** begin Records shown **

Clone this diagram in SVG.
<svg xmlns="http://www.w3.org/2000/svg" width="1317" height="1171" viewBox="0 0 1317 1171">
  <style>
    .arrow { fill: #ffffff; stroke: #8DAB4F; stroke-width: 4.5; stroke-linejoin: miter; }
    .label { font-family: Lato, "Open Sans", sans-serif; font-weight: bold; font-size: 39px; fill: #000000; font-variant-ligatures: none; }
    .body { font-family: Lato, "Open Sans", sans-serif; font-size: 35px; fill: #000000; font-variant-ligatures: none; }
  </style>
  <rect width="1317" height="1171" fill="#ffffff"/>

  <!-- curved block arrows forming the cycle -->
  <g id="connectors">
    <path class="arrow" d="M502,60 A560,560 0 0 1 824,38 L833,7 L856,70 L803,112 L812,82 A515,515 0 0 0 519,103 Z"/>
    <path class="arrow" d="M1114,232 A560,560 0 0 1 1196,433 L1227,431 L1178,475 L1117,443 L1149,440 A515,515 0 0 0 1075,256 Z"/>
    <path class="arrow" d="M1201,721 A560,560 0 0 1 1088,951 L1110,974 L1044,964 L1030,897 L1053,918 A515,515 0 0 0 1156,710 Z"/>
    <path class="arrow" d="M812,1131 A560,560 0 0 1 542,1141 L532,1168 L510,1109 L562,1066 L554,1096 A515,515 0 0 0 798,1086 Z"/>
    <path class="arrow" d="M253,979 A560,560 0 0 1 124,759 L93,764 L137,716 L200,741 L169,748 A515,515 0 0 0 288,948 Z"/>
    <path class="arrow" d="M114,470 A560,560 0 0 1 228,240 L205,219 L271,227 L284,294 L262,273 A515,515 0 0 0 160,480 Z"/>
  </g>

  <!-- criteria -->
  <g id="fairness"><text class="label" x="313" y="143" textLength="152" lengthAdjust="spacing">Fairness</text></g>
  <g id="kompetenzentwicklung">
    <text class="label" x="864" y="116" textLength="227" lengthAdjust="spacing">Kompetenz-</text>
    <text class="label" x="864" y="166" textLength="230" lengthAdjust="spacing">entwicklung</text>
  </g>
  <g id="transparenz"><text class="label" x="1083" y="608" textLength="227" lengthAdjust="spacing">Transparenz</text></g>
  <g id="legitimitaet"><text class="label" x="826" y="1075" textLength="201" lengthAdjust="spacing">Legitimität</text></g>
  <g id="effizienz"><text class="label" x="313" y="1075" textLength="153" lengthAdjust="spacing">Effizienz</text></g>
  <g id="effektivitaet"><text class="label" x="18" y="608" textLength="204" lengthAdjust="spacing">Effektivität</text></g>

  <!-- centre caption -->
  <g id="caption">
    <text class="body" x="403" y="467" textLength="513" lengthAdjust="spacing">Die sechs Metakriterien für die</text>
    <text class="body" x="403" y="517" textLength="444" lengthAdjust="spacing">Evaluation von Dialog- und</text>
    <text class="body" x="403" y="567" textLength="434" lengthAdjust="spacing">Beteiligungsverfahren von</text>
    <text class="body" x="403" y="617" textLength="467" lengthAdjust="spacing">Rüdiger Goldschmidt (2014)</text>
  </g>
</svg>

** end Records shown **
** begin Records shown **

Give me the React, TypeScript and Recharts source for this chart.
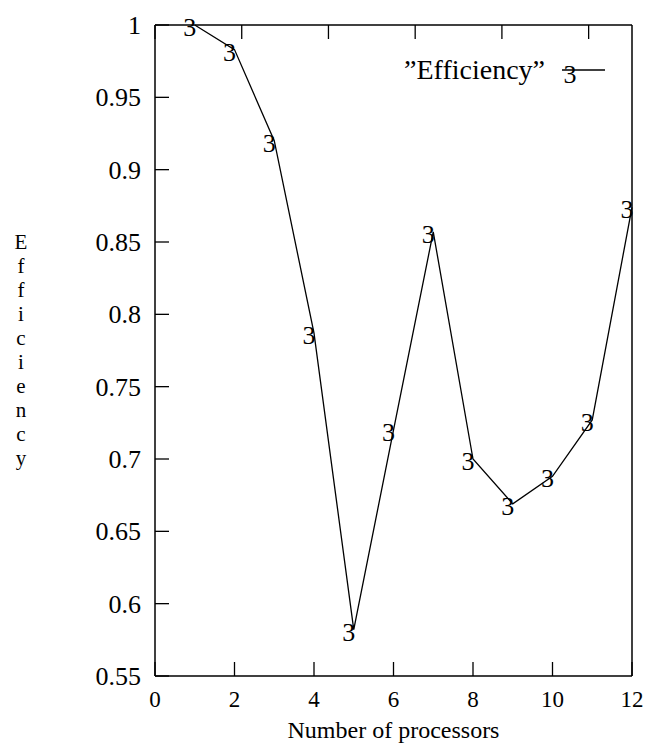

** end Records shown **
** begin Records shown **

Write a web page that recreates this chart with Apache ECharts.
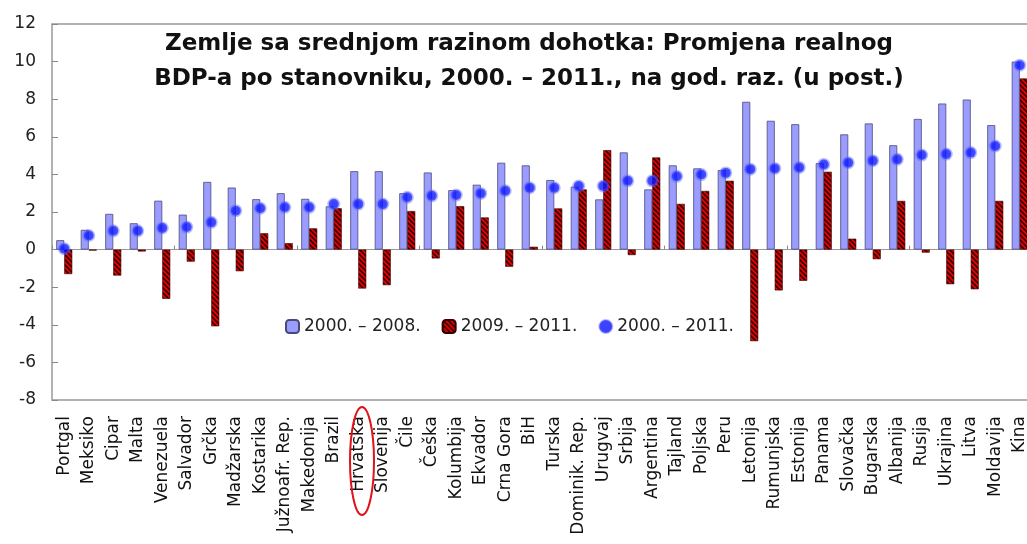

** end Records shown **

■ What the task asks ■
In the lines above, locate the string "this". Copy every line where it occurs.

■ In response ■
Clone this diagram in SVG.
Give me the React, TypeScript and Recharts source for this chart.
Write a web page that recreates this chart with Apache ECharts.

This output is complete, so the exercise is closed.